French scuba diver, underwater photographer and wildlife specialist Fabrice Guerin captured breathtaking images of an ancient Mayan burial site after plunging into a cenote located near Chetumal, capital city of the state of Quintana Roo.
The stunning, ancient Mayan sinkhole, found in the heart of the forest in the Yucatan Peninsula, shows images of Xibalbá, the underworld of the Maya.
This cenote contains numerous bones and fossils, which can be seen on dives, and is believed to be a historical graveyard.
The series of spectacular images that were captured by Fabrice Guerin were published on May 27 by British newspaper The Daily Mail.
This daring diver has plunged to the deepest depths to capture these stunning snaps of an ancient Mayan sinkhole.
The deep crater, in the heart of the Mayan forest in the Yucatan Peninsula, is believed to be the site of an ancient Mayan burial ground – the eerie cavern is filled with bones and fossils.
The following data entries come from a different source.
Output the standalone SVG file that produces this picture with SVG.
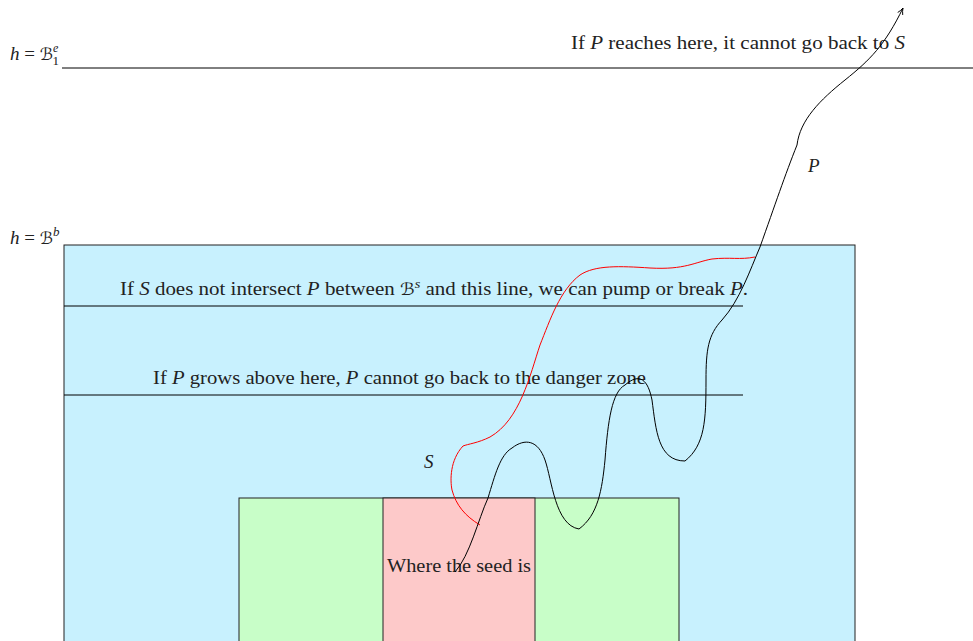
<svg xmlns="http://www.w3.org/2000/svg" width="973" height="641" viewBox="0 0 973 641">
<style>
text{font-family:"Liberation Serif","DejaVu Serif",serif;font-size:19px;fill:#222}
.m{font-style:italic}
.cal{font-family:"DejaVu Sans","Noto Sans",sans-serif;font-size:17px}
.ln{stroke:#000;stroke-width:1;fill:none}
.box{stroke:#222;stroke-width:1}
</style>
<defs>
<marker id="arr" viewBox="0 0 10 10" refX="9" refY="5" markerWidth="8" markerHeight="8" orient="auto" markerUnits="userSpaceOnUse">
<path d="M1,1.5 Q5,4 9,5 Q5,6 1,8.5" fill="none" stroke="#000" stroke-width="1.1"/>
</marker>
</defs>
<rect width="973" height="641" fill="#fff"/>
<g id="zone-b">
<rect class="box" x="64" y="245" width="791" height="420" fill="#c8f1fe"/>
</g>
<g id="green-zone">
<rect class="box" x="239" y="498" width="440" height="160" fill="#c8fec8"/>
</g>
<g id="seed-zone">
<rect class="box" x="383" y="498" width="152" height="160" fill="#fdc9c9"/>
<text x="387" y="572" textLength="144" lengthAdjust="spacingAndGlyphs">Where the seed is</text>
</g>
<g id="labels">
<text x="10" y="60" font-size="20"><tspan class="m">h</tspan> = <tspan class="cal">ℬ</tspan><tspan font-size="12" dy="-8" class="m">e</tspan><tspan font-size="13" dx="-6" dy="13">1</tspan></text>
<text x="10" y="244" font-size="20"><tspan class="m">h</tspan> = <tspan class="cal">ℬ</tspan><tspan font-size="13" dy="-8" class="m">b</tspan></text>
<text x="571" y="49" textLength="334" lengthAdjust="spacingAndGlyphs">If <tspan class="m">P</tspan> reaches here, it cannot go back to <tspan class="m">S</tspan></text>
<text x="120" y="295" textLength="628" lengthAdjust="spacingAndGlyphs">If <tspan class="m">S</tspan> does not intersect <tspan class="m">P</tspan> between <tspan class="cal">ℬ</tspan><tspan font-size="13" dy="-7" class="m">s</tspan><tspan dy="7"> and this line, we can pump or break </tspan><tspan class="m">P</tspan>.</text>
<text x="153" y="384" textLength="493" lengthAdjust="spacingAndGlyphs">If <tspan class="m">P</tspan> grows above here, <tspan class="m">P</tspan> cannot go back to the danger zone</text>
<text x="424" y="468" class="m">S</text>
<text x="808" y="172" class="m">P</text>
</g>
<g id="connectors">
<line class="ln" x1="62" y1="68" x2="973" y2="68"/>
<line class="ln" x1="64" y1="306" x2="743" y2="306"/>
<line class="ln" x1="64" y1="395" x2="743" y2="395"/>
<path d="M755,257 C740,260 730,257 712,259 C695,262 685,270 650,268 C620,266 595,265 580,275 C560,290 550,320 540,345 C530,375 520,420 490,437 C478,443 468,444 463,446 C450,460 450,480 452,490 C456,505 465,516 480,525" fill="none" stroke="#f00" stroke-width="1"/>
<path d="M455,572 C470,555 478,520 488,498 C495,475 500,455 512,448 C525,438 538,440 545,460 C552,480 555,525 579,529 C598,515 602,490 605,460 C608,420 612,392 625,385 C640,372 648,380 652,400 C656,430 658,461 685,461 C705,445 706,420 706,380 C706,350 708,335 722,320 C740,300 750,270 760,247 C775,205 785,175 797,145 C800,120 820,100 845,80 C870,60 885,45 903,8" fill="none" stroke="#000" stroke-width="1" marker-end="url(#arr)"/>
</g>
</svg>
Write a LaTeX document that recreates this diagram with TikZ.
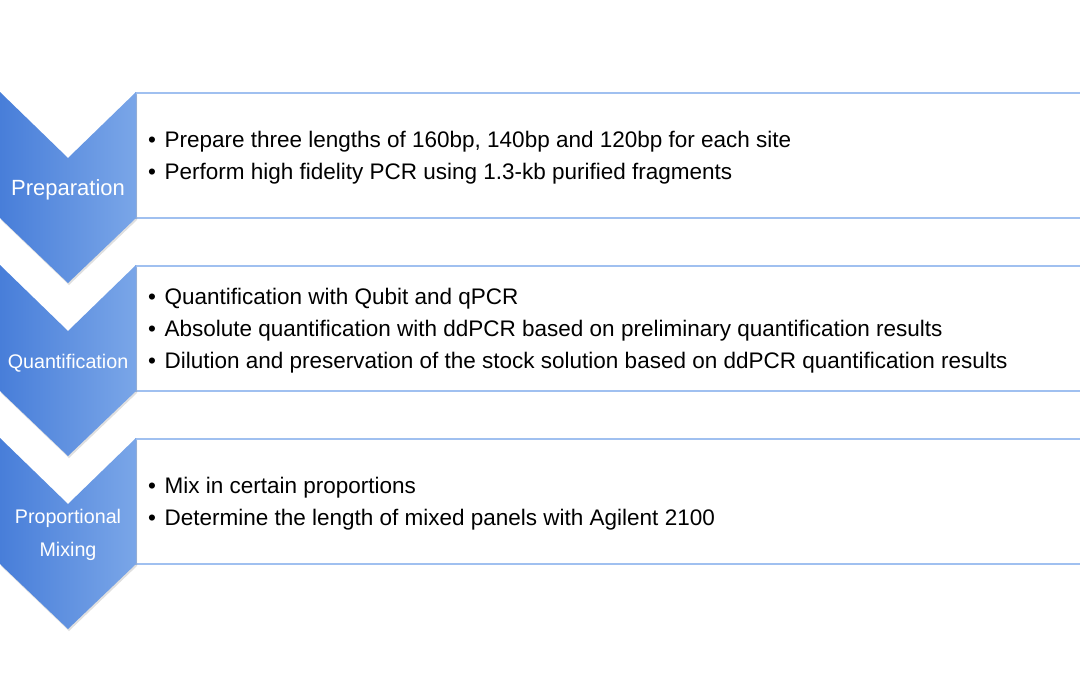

The spectacular pictures were taken by French wildlife and underwater photographer Fabrice Guerin, during a trip to find out more about the fascinating sinkhole
Guerin said: ‘When you dive here, you become an adventurer and an archaeologist. Behind each rock, you discover a new scene.
‘The atmosphere is unforgettable – to dive in the sulphur cloud, to be in a huge underwater cathedral with giant stalactites and stalagmites, to encounter an American crocodile when you leave a cave, to see Mayan skeletons and beautiful fossils – it’s incredible.
‘I wanted to share this amazing experience of such a unique, magical site.
‘There is lots of natural lighting and the water is crystal clear, making for amazing pictures.
‘The mysticism, beauty and exuberance of these underwater landscapes makes me feel like I discovered another world.’
Cenotes are naturally formed pits or sinkholes made of limestone and some were used as a source of fresh water for Mayans with their entire towns built around them.
They are commonly found in low latitude regions, including coastlines, islands and areas of young post-Paleozoic limestones that have little soil development.
There are an estimated 6,000 cenotes (naturally formed sinkholes) in Mexico, but less than half have been explored.